Big Data Tools: Hadoop, Spark, and Beyond
Big data tools help teams turn large amounts of information into useful answers. They cover storage, processing, and fast queries. The field grows quickly, so a simple choice today may change later. A clear plan helps you stay useful as data needs evolve.
Hadoop gave a reliable way to store huge files and run many jobs at once. It uses HDFS, a scalable file system, and a processing layer such as MapReduce or Tez. It also has YARN for resource management. Many companies use Hadoop for batch workloads that run overnight or on weekends.

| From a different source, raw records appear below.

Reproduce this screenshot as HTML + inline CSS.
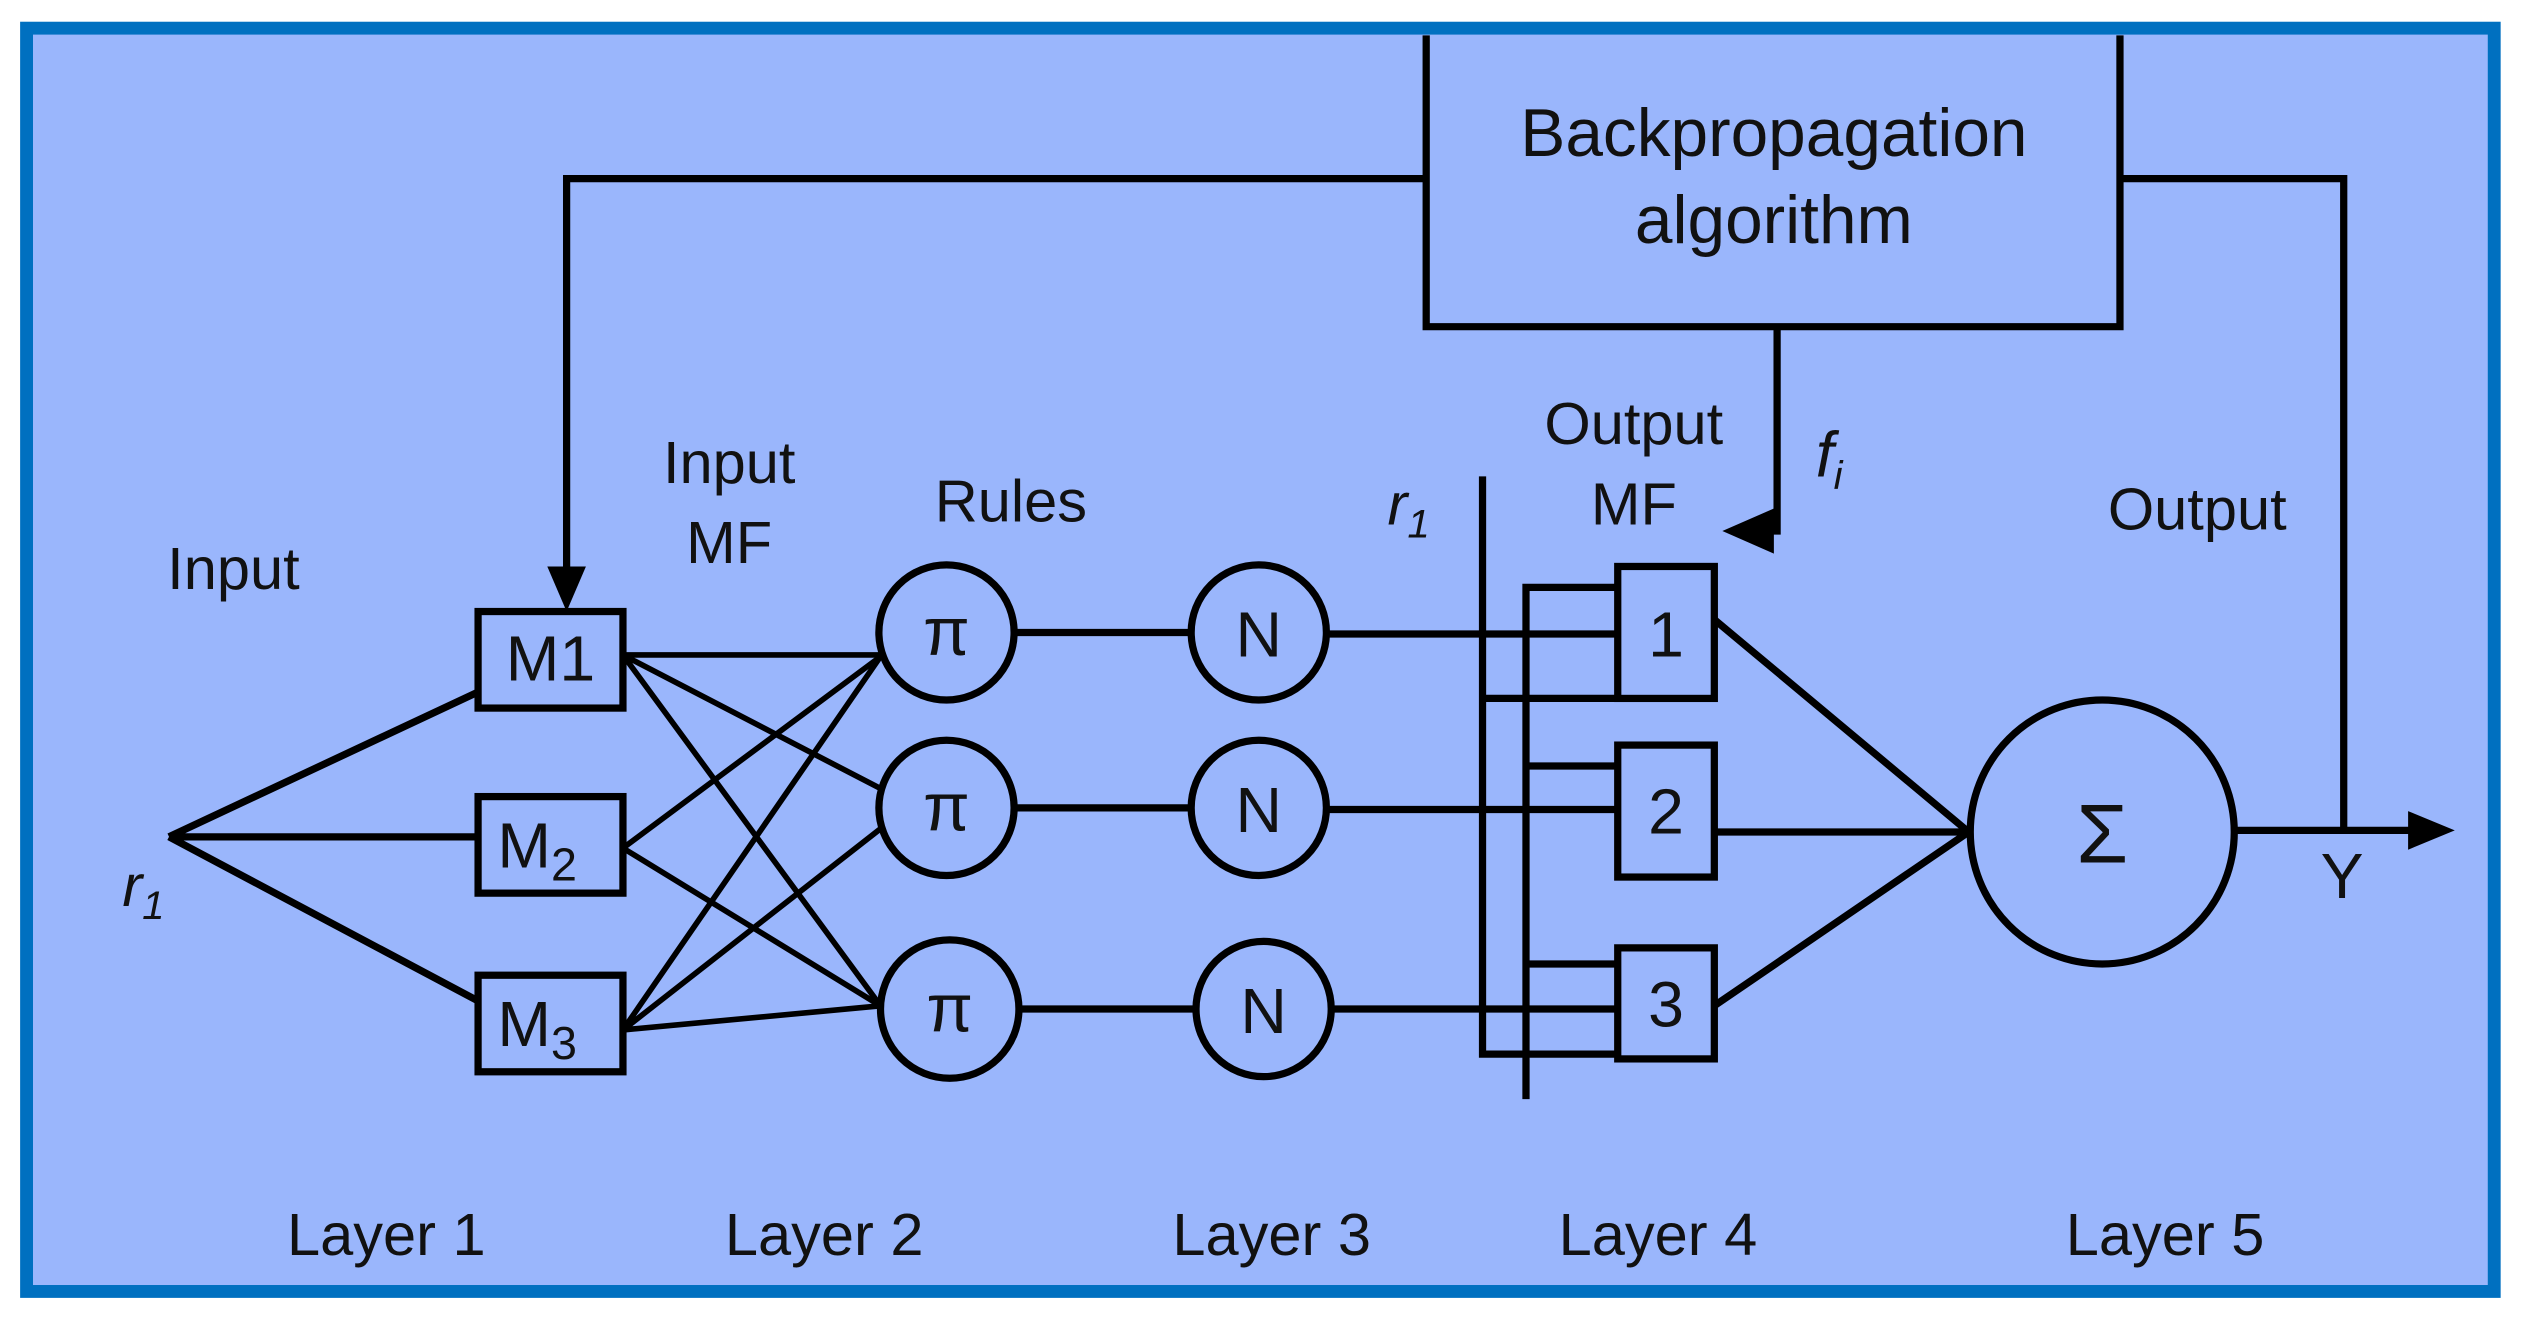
<!DOCTYPE html>
<html><head><meta charset="utf-8"><style>
html,body{margin:0;padding:0;background:#fff;}
svg{display:block;}
text{font-family:"Liberation Sans",Arial,sans-serif;fill:#111;}
</style></head><body>
<svg width="2524" height="1318" viewBox="0 0 1568 819" preserveAspectRatio="none" xmlns="http://www.w3.org/2000/svg">
<rect x="0" y="0" width="1568" height="819" fill="#fff"/>
<rect x="16.5" y="17.5" width="1533" height="785" fill="#9ab6fc" stroke="#0070c0" stroke-width="8"/>
<g stroke="#000" stroke-width="4.5" fill="none">
<path d="M886,22 V203 H1317 V22"/>
<path d="M886,111 H352 V360"/>
<path d="M1317,111 H1456 V515"/>
<path d="M1104,203 V330 H1090"/>
<path d="M105,520 L297,430 M105,520 H297 M105,520 L297,622"/>
<rect x="297" y="380" width="90" height="60"/>
<rect x="297" y="495" width="90" height="60"/>
<rect x="297" y="606" width="90" height="60"/>
</g>
<g stroke="#000" stroke-width="3.5" fill="none">
<path d="M387,407 H547 M387,407 L547,490 M387,407 L547,625"/>
<path d="M387,527 L547,408 M387,527 L547,625"/>
<path d="M387,640 L547,408 M387,640 L547,515 M387,640 L547,625"/>
</g>
<g stroke="#000" stroke-width="4.5" fill="none">
<circle cx="588" cy="393" r="42"/>
<circle cx="588" cy="502" r="42"/>
<circle cx="590" cy="627" r="43"/>
<circle cx="782" cy="393" r="42"/>
<circle cx="782" cy="502" r="42"/>
<circle cx="785" cy="627" r="42"/>
<path d="M630,393 H740 M630,502 H740 M633,627 H743"/>
<path d="M824,394 H1005 M824,503 H1005 M827,627 H1005"/>
<path d="M921,296 V655 H1005"/>
<path d="M948,683 V365 H1005"/>
<path d="M921,434 H1005 M948,476 H1005 M948,599 H1005"/>
<rect x="1005" y="352" width="60" height="82"/>
<rect x="1005" y="463" width="60" height="82"/>
<rect x="1005" y="589" width="60" height="69"/>
<path d="M1065,385 L1223,517 M1065,517 H1223 M1065,625 L1223,517"/>
<circle cx="1306" cy="517" r="82"/>
<path d="M1388,516 H1500"/>
</g>
<polygon points="340,352 364,352 352,380" fill="#000"/>
<polygon points="1070,330 1102,316 1102,344" fill="#000"/>
<polygon points="1525,516 1496,504 1496,528" fill="#000"/>
<text x="1102" y="97" font-size="42" text-anchor="middle">Backpropagation</text>
<text x="1102" y="151" font-size="42" text-anchor="middle">algorithm</text>
<text x="145" y="366" font-size="37" text-anchor="middle">Input</text>
<text x="453" y="300" font-size="37" text-anchor="middle">Input</text>
<text x="453" y="350" font-size="37" text-anchor="middle">MF</text>
<text x="628" y="324" font-size="37" text-anchor="middle">Rules</text>
<text x="1015" y="276" font-size="37" text-anchor="middle">Output</text>
<text x="1015" y="326" font-size="37" text-anchor="middle">MF</text>
<text x="1365" y="329" font-size="37" text-anchor="middle">Output</text>
<text x="862" y="326" font-size="37" font-style="italic">r<tspan font-size="25" dy="8">1</tspan></text>
<text x="76" y="563" font-size="37" font-style="italic">r<tspan font-size="25" dy="8">1</tspan></text>
<text x="1128" y="296" font-size="40" font-style="italic">f<tspan font-size="25" dy="8">i</tspan></text>
<text x="342" y="423" font-size="40" text-anchor="middle">M1</text>
<text x="309" y="539" font-size="40">M<tspan font-size="29" dy="8">2</tspan></text>
<text x="309" y="650" font-size="40">M<tspan font-size="29" dy="8">3</tspan></text>
<g font-size="42" text-anchor="middle">
<text x="588" y="407">π</text><text x="588" y="516">π</text><text x="590" y="641">π</text>
</g>
<g font-size="40" text-anchor="middle">
<text x="782" y="408">N</text><text x="782" y="517">N</text><text x="785" y="642">N</text>
<text x="1035" y="408">1</text><text x="1035" y="518">2</text><text x="1035" y="638">3</text>
<text x="1455" y="558">Y</text>
</g>
<text x="1306" y="536" font-size="52" text-anchor="middle">Σ</text>
<g font-size="37" text-anchor="middle">
<text x="240" y="780">Layer 1</text>
<text x="512" y="780">Layer 2</text>
<text x="790" y="780">Layer 3</text>
<text x="1030" y="780">Layer 4</text>
<text x="1345" y="780">Layer 5</text>
</g>
</svg>
</body></html>
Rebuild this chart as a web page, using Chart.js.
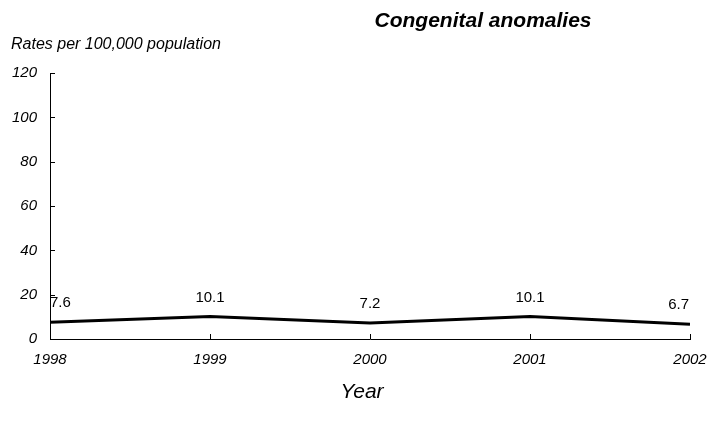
<!DOCTYPE html>
<html lang="en">
<head>
  <meta charset="UTF-8">
  <title>Congenital anomalies</title>
  <script src="https://cdn.jsdelivr.net/npm/chart.js"></script>
  <style>
    html, body { margin: 0; padding: 0; background: #fff; }
    #wrap { width: 709px; height: 429px; }
  </style>
</head>
<body>
  <div id="wrap"><canvas id="chart" width="709" height="429"></canvas></div>
  <script>
    // chart data
    const years = ['1998', '1999', '2000', '2001', '2002'];
    const rates = [7.6, 10.1, 7.2, 10.1, 6.7];
    const yTicks = [0, 20, 40, 60, 80, 100, 120];

    const FONT = "'Liberation Sans', Arial, sans-serif";

    // titles, inner tick marks and value labels
    const decor = {
      id: 'decor',
      afterDraw(chart) {
        const ctx = chart.ctx;
        const xs = chart.scales.x, ys = chart.scales.y;
        const area = chart.chartArea;
        ctx.save();
        ctx.fillStyle = '#000';
        ctx.strokeStyle = '#000';
        ctx.lineWidth = 1;

        // tick marks pointing into the plot
        ctx.beginPath();
        yTicks.forEach(v => {
          const y = Math.round(ys.getPixelForValue(v)) + 0.5;
          ctx.moveTo(area.left, y);
          ctx.lineTo(area.left + 5, y);
        });
        years.forEach((_, i) => {
          const x = Math.round(xs.getPixelForValue(i)) + 0.5;
          ctx.moveTo(x, area.bottom);
          ctx.lineTo(x, area.bottom - 5);
        });
        ctx.stroke();

        // value labels
        ctx.font = '15px ' + FONT;
        ctx.textBaseline = 'middle';
        rates.forEach((v, i) => {
          const x = xs.getPixelForValue(i);
          const y = ys.getPixelForValue(v) - 19;
          if (i === 0) { ctx.textAlign = 'left'; ctx.fillText(v.toFixed(1), x, y); }
          else if (i === rates.length - 1) { ctx.textAlign = 'right'; ctx.fillText(v.toFixed(1), x - 1, y); }
          else { ctx.textAlign = 'center'; ctx.fillText(v.toFixed(1), x, y); }
        });

        // titles
        ctx.textAlign = 'center';
        ctx.font = 'italic bold 21px ' + FONT;
        ctx.fillText('Congenital anomalies', 483, 21);
        ctx.textAlign = 'left';
        ctx.font = 'italic 16px ' + FONT;
        ctx.fillText('Rates per 100,000 population', 11, 45);
        ctx.textAlign = 'center';
        ctx.font = 'italic 21px ' + FONT;
        ctx.fillText('Year', 362, 392);
        ctx.restore();
      }
    };

    new Chart(document.getElementById('chart'), {
      type: 'line',
      data: {
        labels: years,
        datasets: [{
          data: rates,
          borderColor: '#000',
          borderWidth: 3,
          pointRadius: 0,
          tension: 0,
          fill: false
        }]
      },
      options: {
        responsive: false,
        animation: false,
        layout: { padding: { top: 73, right: 19, left: 0, bottom: 0 } },
        plugins: { legend: { display: false }, tooltip: { enabled: false }, title: { display: false } },
        scales: {
          x: {
            offset: false,
            grid: { display: false, drawTicks: false },
            border: { display: true, color: '#000', width: 1 },
            ticks: { color: '#000', font: { family: FONT, size: 15, style: 'italic' }, padding: 12, maxRotation: 0, autoSkip: false },
            afterFit(s) { s.height = 90; s.paddingRight = 0; s.paddingLeft = 0; }
          },
          y: {
            min: 0, max: 120,
            afterBuildTicks(s) { s.ticks = yTicks.map(v => ({ value: v })); },
            grid: { display: false, drawTicks: false },
            border: { display: true, color: '#000', width: 1 },
            ticks: { color: '#000', font: { family: FONT, size: 15, style: 'italic' }, padding: 13 },
            afterFit(s) { s.width = 50; s.paddingTop = 0; s.paddingBottom = 0; }
          }
        }
      },
      plugins: [decor]
    });
  </script>
</body>
</html>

Spark is a newer engine that runs in memory, which can be much faster. It offers DataFrames and SQL for easy data work, plus libraries for machine learning and streaming. You can read from many data sources and produce results in minutes instead of hours. Spark ties together processing, analytics, and simple pipelines in one toolset.
Beyond Hadoop and Spark, other tools help with different needs. Apache Flink handles true streaming with low latency. Apache Hive lets you write SQL on top of big data. Presto (now often called Trino) lets analysts run fast interactive queries. Data can be kept in a data lake using formats like Parquet for efficiency and easy sharing.
Choosing a stack depends on what you do. Consider data volume and arrival speed, required latency, team skills, and budget. A typical path is to store raw data in a data lake, process with Spark for cleanups, and query with Presto to explore results. This approach keeps options open as the project grows.
Example: daily logs flow to a storage area. Spark cleans the data and aggregates it by day, then stores the results back in Parquet. A BI tool or Presto runs fast dashboards on the results. Start small, test performance, and plan for scale. With careful choices, you can balance speed, cost, and clarity.
Key Takeaways
- Hadoop remains a solid base for large batch workloads and long-term storage.
- Spark offers speed and a unified toolkit for batch, streaming, and machine learning.
- The best stack depends on data type, velocity, and team skills.
- It pays to explore beyond with Flink, Hive, and Presto to fit your needs.